» **Task**:
Without the pictures, set down every line of the data exactly.

=== Information supplied ===

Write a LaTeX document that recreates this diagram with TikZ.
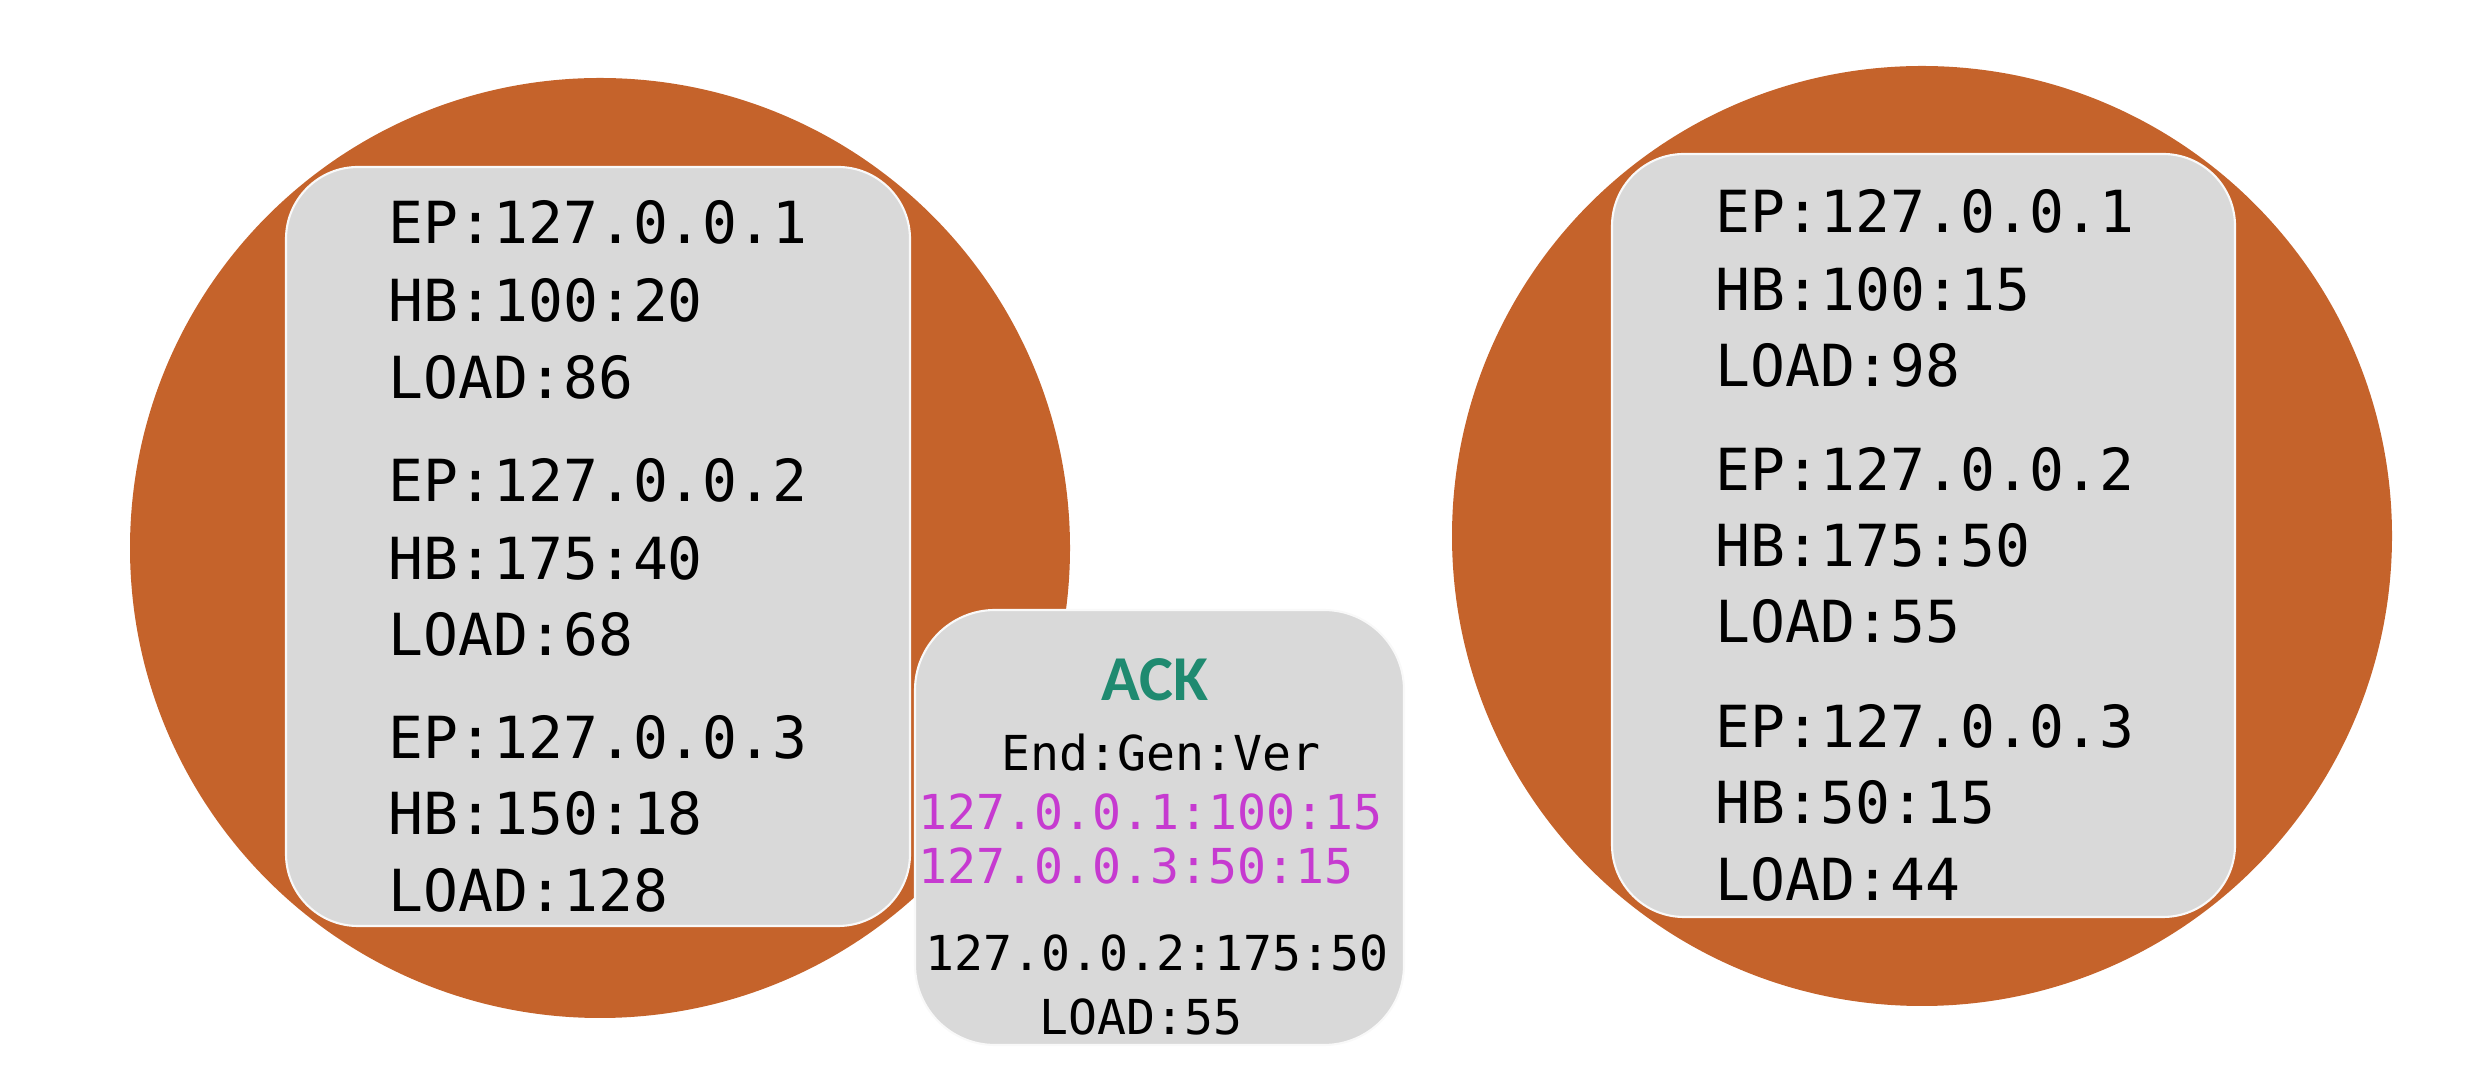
\documentclass[tikz,border=0pt]{standalone}
\usepackage{fontspec}
\setmonofont{DejaVu Sans Mono}
\newfontfamily\ackfont{Carlito}
\definecolor{nodeorange}{HTML}{C5632B}
\definecolor{boxgray}{HTML}{D9D9D9}
\definecolor{ackteal}{HTML}{1F8A70}
\definecolor{newmagenta}{HTML}{C63AD0}
\tikzset{
  gossip node/.style={circle, fill=nodeorange, draw=none, minimum size=9.4cm,
    inner sep=0pt},
  state box/.style={rectangle, rounded corners=0.72cm, fill=boxgray,
    draw=white!85!boxgray, line width=0.6pt, inner sep=0pt},
  state line/.style={font=\ttfamily\fontsize{16.5}{18}\selectfont, anchor=west,
    inner sep=0pt, text height=12pt, text depth=0pt},
  ack line/.style={font=\ttfamily\fontsize{13.7}{15}\selectfont,
    inner sep=0pt, text height=10pt, text depth=0pt},
  ack title/.style={font=\ackfont\bfseries\fontsize{18.2}{20}\selectfont,
    text=ackteal, inner sep=0pt},
}

\begin{document}
\begin{tikzpicture}[x=1cm, y=1cm]
  \useasboundingbox (0,0) rectangle (24.91,10.77);

  % left endpoint
  \node[gossip node] (nodeL) at (6.00,5.29) {};
  \node[state box, minimum width=6.24cm, minimum height=7.59cm] (boxL)
    at (5.98,5.305) {};
  \node[state line] (l1) at (3.88,8.55) {EP:127.0.0.1};
  \node[state line] (l2) at (3.88,7.77) {HB:100:20};
  \node[state line] (l3) at (3.88,7.00) {LOAD:86};
  \node[state line] (l4) at (3.88,5.97) {EP:127.0.0.2};
  \node[state line] (l5) at (3.88,5.19) {HB:175:40};
  \node[state line] (l6) at (3.88,4.43) {LOAD:68};
  \node[state line] (l7) at (3.88,3.40) {EP:127.0.0.3};
  \node[state line] (l8) at (3.88,2.64) {HB:150:18};
  \node[state line] (l9) at (3.88,1.87) {LOAD:128};

  % right endpoint
  \node[gossip node] (nodeR) at (19.22,5.41) {};
  \node[state box, minimum width=6.23cm, minimum height=7.63cm] (boxR)
    at (19.235,5.415) {};
  \node[state line] (r1) at (17.15,8.66) {EP:127.0.0.1};
  \node[state line] (r2) at (17.15,7.88) {HB:100:15};
  \node[state line] (r3) at (17.15,7.12) {LOAD:98};
  \node[state line] (r4) at (17.15,6.08) {EP:127.0.0.2};
  \node[state line] (r5) at (17.15,5.32) {HB:175:50};
  \node[state line] (r6) at (17.15,4.56) {LOAD:55};
  \node[state line] (r7) at (17.15,3.51) {EP:127.0.0.3};
  \node[state line] (r8) at (17.15,2.75) {HB:50:15};
  \node[state line] (r9) at (17.15,1.98) {LOAD:44};

  % ack message
  \node[state box, rounded corners=0.8cm, minimum width=4.89cm,
    minimum height=4.35cm] (ack) at (11.595,2.495) {};
  \node[ack title] (ackT) at (11.55,3.97) {ACK};
  \node[ack line] (ackH) at (11.61,3.24) {End:Gen:Ver};
  \node[ack line, anchor=west, text=newmagenta] (ackA) at (9.18,2.65)
    {127.0.0.1:100:15};
  \node[ack line, anchor=west, text=newmagenta] (ackB) at (9.18,2.11)
    {127.0.0.3:50:15};
  \node[ack line] (ackC) at (11.57,1.24) {127.0.0.2:175:50};
  \node[ack line] (ackD) at (11.41,0.60) {LOAD:55};
\end{tikzpicture}
\end{document}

===

» **Output of the exercise**:
Write a LaTeX document that recreates this diagram with TikZ.
\documentclass[tikz,border=0pt]{standalone}
\usepackage{fontspec}
\setmonofont{DejaVu Sans Mono}
\newfontfamily\ackfont{Carlito}
\definecolor{nodeorange}{HTML}{C5632B}
\definecolor{boxgray}{HTML}{D9D9D9}
\definecolor{ackteal}{HTML}{1F8A70}
\definecolor{newmagenta}{HTML}{C63AD0}
\tikzset{
  gossip node/.style={circle, fill=nodeorange, draw=none, minimum size=9.4cm,
    inner sep=0pt},
  state box/.style={rectangle, rounded corners=0.72cm, fill=boxgray,
    draw=white!85!boxgray, line width=0.6pt, inner sep=0pt},
  state line/.style={font=\ttfamily\fontsize{16.5}{18}\selectfont, anchor=west,
    inner sep=0pt, text height=12pt, text depth=0pt},
  ack line/.style={font=\ttfamily\fontsize{13.7}{15}\selectfont,
    inner sep=0pt, text height=10pt, text depth=0pt},
  ack title/.style={font=\ackfont\bfseries\fontsize{18.2}{20}\selectfont,
    text=ackteal, inner sep=0pt},
}

\begin{document}
\begin{tikzpicture}[x=1cm, y=1cm]
  \useasboundingbox (0,0) rectangle (24.91,10.77);

  % left endpoint
  \node[gossip node] (nodeL) at (6.00,5.29) {};
  \node[state box, minimum width=6.24cm, minimum height=7.59cm] (boxL)
    at (5.98,5.305) {};
  \node[state line] (l1) at (3.88,8.55) {EP:127.0.0.1};
  \node[state line] (l2) at (3.88,7.77) {HB:100:20};
  \node[state line] (l3) at (3.88,7.00) {LOAD:86};
  \node[state line] (l4) at (3.88,5.97) {EP:127.0.0.2};
  \node[state line] (l5) at (3.88,5.19) {HB:175:40};
  \node[state line] (l6) at (3.88,4.43) {LOAD:68};
  \node[state line] (l7) at (3.88,3.40) {EP:127.0.0.3};
  \node[state line] (l8) at (3.88,2.64) {HB:150:18};
  \node[state line] (l9) at (3.88,1.87) {LOAD:128};

  % right endpoint
  \node[gossip node] (nodeR) at (19.22,5.41) {};
  \node[state box, minimum width=6.23cm, minimum height=7.63cm] (boxR)
    at (19.235,5.415) {};
  \node[state line] (r1) at (17.15,8.66) {EP:127.0.0.1};
  \node[state line] (r2) at (17.15,7.88) {HB:100:15};
  \node[state line] (r3) at (17.15,7.12) {LOAD:98};
  \node[state line] (r4) at (17.15,6.08) {EP:127.0.0.2};
  \node[state line] (r5) at (17.15,5.32) {HB:175:50};
  \node[state line] (r6) at (17.15,4.56) {LOAD:55};
  \node[state line] (r7) at (17.15,3.51) {EP:127.0.0.3};
  \node[state line] (r8) at (17.15,2.75) {HB:50:15};
  \node[state line] (r9) at (17.15,1.98) {LOAD:44};

  % ack message
  \node[state box, rounded corners=0.8cm, minimum width=4.89cm,
    minimum height=4.35cm] (ack) at (11.595,2.495) {};
  \node[ack title] (ackT) at (11.55,3.97) {ACK};
  \node[ack line] (ackH) at (11.61,3.24) {End:Gen:Ver};
  \node[ack line, anchor=west, text=newmagenta] (ackA) at (9.18,2.65)
    {127.0.0.1:100:15};
  \node[ack line, anchor=west, text=newmagenta] (ackB) at (9.18,2.11)
    {127.0.0.3:50:15};
  \node[ack line] (ackC) at (11.57,1.24) {127.0.0.2:175:50};
  \node[ack line] (ackD) at (11.41,0.60) {LOAD:55};
\end{tikzpicture}
\end{document}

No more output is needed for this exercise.